→ **Supplied material**:

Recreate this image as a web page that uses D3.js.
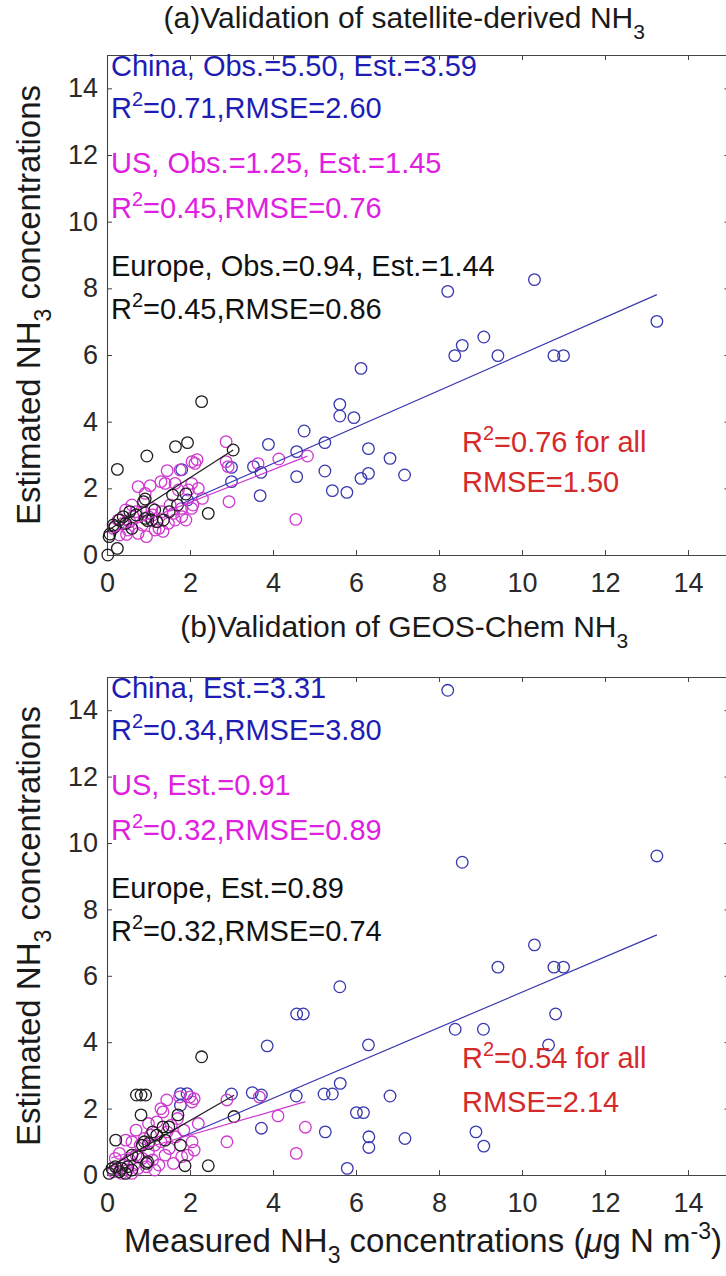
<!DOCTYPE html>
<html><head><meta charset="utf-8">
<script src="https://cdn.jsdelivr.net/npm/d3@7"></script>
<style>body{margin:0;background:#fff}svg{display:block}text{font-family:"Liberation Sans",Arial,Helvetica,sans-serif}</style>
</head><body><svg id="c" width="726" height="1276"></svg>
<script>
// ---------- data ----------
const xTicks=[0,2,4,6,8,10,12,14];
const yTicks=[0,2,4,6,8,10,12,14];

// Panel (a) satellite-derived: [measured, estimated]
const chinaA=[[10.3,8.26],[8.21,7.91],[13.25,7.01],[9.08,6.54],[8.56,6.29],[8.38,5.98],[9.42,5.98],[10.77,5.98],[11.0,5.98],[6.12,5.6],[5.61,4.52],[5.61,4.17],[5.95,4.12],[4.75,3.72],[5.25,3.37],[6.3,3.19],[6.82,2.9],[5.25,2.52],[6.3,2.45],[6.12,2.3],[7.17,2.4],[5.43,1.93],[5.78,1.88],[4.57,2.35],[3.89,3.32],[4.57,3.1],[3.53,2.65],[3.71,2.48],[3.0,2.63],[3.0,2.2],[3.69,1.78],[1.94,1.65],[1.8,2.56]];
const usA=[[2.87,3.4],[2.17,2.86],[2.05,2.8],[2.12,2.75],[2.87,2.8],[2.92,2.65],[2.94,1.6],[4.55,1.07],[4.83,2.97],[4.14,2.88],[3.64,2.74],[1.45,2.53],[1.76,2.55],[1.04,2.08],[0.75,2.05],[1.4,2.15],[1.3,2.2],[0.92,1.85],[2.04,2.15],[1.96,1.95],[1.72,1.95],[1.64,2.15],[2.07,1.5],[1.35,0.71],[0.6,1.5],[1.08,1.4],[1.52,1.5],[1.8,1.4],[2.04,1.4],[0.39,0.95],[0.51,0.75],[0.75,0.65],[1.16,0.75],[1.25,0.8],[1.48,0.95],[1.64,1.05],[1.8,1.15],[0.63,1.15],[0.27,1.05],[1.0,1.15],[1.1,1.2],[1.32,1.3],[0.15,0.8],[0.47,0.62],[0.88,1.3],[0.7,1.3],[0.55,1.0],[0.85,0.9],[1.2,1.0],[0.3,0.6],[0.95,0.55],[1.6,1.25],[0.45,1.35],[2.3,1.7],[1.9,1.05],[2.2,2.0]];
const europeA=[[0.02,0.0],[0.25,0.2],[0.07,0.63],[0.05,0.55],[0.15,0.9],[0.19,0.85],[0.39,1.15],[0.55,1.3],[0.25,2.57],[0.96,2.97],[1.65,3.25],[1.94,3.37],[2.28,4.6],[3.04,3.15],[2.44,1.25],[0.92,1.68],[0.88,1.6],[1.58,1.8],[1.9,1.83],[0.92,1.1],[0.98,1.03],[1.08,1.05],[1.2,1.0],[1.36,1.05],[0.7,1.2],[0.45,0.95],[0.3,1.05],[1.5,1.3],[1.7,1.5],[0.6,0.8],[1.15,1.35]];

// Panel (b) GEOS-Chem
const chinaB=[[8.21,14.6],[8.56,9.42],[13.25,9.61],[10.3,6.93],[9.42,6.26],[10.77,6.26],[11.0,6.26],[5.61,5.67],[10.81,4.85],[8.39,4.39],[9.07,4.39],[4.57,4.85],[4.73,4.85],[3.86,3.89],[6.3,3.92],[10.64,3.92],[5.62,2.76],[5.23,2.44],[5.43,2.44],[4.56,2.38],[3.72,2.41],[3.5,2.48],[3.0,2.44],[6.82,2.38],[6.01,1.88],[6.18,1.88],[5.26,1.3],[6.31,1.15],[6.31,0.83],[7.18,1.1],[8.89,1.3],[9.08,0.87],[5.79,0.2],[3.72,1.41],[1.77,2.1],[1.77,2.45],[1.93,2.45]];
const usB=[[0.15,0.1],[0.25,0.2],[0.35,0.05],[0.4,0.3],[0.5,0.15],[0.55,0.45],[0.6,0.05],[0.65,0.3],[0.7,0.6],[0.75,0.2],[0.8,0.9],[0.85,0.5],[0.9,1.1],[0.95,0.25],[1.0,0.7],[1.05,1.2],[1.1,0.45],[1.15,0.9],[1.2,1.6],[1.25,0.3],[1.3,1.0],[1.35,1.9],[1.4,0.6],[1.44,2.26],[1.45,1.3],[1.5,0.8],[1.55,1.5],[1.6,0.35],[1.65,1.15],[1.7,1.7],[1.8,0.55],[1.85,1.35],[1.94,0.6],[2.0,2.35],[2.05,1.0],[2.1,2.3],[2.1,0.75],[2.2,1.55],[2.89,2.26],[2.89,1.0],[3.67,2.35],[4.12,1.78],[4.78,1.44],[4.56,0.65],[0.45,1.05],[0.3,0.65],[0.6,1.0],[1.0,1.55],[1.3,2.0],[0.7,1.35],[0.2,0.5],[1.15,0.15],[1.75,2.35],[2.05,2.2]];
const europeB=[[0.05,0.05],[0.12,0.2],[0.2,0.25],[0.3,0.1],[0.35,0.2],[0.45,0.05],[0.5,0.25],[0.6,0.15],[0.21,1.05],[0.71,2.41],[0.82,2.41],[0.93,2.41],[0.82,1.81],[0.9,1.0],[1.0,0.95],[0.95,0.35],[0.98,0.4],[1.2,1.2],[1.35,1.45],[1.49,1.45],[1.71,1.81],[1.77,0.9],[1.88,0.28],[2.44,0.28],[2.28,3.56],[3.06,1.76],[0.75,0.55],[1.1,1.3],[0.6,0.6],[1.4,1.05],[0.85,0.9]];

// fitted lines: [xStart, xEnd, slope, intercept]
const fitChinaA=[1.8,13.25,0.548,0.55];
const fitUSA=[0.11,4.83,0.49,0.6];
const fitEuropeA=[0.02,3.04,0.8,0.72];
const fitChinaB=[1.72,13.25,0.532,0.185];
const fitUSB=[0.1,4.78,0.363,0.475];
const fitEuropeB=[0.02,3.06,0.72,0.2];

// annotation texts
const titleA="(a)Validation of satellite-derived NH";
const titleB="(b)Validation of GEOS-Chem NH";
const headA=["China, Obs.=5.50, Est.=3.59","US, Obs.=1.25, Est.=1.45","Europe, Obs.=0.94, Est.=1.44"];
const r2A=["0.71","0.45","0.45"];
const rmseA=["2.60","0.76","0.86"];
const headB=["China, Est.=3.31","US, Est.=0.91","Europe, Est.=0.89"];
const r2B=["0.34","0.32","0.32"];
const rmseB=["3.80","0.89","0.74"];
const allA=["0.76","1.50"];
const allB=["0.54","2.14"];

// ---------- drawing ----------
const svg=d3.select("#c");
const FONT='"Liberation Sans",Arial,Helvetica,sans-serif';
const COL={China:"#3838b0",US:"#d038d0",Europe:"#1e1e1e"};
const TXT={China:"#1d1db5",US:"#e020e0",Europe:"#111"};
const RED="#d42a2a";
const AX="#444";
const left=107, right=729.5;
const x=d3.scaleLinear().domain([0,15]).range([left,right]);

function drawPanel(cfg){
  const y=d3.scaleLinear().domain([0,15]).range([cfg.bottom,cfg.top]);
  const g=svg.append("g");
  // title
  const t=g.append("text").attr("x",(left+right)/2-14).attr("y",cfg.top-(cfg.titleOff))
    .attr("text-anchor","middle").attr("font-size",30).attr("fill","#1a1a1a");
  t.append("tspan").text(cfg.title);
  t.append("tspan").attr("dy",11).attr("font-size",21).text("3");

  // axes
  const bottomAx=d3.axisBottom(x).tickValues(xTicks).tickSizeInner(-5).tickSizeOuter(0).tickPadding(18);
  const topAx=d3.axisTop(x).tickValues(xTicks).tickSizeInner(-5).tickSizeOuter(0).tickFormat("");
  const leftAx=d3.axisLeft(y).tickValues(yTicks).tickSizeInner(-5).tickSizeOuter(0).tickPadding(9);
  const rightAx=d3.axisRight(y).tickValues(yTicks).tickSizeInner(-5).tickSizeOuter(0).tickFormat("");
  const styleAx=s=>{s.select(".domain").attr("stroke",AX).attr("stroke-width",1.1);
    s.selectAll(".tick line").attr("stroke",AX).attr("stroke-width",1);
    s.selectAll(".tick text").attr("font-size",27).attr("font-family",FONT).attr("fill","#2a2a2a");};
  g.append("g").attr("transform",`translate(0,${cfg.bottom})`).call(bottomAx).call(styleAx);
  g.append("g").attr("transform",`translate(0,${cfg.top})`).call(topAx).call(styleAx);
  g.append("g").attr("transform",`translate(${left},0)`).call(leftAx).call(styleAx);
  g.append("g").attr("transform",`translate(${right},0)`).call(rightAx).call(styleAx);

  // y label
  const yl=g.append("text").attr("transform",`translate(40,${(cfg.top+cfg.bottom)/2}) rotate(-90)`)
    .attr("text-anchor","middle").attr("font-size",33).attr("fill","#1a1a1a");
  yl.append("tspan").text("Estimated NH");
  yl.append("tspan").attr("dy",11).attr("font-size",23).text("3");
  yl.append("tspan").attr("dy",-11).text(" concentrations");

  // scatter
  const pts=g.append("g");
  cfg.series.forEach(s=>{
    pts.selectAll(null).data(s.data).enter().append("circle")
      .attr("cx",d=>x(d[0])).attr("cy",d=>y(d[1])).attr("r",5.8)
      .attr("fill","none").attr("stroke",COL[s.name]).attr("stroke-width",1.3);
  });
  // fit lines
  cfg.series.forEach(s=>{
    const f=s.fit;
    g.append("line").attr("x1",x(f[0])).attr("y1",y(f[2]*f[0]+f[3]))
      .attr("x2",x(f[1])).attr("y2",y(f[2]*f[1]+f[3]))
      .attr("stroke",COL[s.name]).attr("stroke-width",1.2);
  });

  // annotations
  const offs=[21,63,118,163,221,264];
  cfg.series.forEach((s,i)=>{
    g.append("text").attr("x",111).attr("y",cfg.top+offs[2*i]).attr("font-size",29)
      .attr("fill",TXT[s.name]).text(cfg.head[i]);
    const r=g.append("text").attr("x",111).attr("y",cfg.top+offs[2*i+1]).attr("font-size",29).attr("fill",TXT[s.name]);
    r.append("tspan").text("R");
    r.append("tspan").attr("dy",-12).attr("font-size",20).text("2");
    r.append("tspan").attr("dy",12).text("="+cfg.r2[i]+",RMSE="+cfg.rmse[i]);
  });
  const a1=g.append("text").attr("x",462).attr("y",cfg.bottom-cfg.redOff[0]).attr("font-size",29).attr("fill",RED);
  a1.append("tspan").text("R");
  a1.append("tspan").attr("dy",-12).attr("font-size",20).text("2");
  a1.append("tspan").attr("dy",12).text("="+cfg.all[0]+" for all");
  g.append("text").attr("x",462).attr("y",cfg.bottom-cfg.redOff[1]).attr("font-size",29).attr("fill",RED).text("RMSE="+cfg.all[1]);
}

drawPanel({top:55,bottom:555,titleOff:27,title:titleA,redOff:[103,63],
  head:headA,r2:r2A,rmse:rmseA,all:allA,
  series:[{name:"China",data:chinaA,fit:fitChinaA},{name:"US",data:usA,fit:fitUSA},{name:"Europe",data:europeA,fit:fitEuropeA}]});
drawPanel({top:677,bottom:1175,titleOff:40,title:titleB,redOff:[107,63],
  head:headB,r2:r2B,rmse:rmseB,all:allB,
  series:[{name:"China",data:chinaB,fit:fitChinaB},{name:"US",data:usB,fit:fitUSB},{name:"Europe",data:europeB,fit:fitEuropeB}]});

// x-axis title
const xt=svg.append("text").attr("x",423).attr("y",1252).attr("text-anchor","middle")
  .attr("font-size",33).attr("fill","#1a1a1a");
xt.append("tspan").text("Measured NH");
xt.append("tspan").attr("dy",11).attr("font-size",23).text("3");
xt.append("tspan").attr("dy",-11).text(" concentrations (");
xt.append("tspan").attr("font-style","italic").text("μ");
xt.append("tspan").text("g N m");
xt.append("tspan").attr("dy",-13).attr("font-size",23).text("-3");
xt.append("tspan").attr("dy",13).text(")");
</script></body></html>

==

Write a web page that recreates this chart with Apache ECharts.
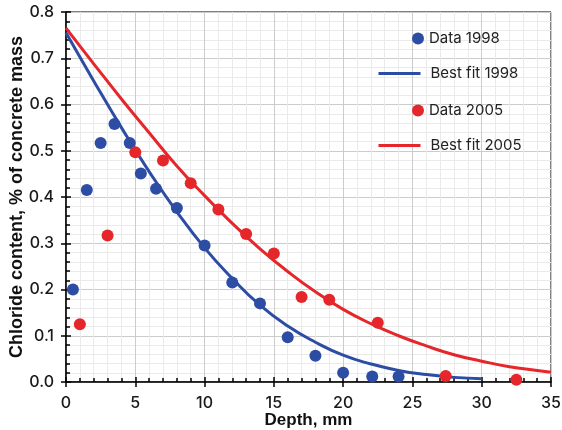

→ **Aim**:
Copy all lines from the material that contain "this".

→ **The output**:
Recreate this image as a web page that uses D3.js.
Write a web page that recreates this chart with Apache ECharts.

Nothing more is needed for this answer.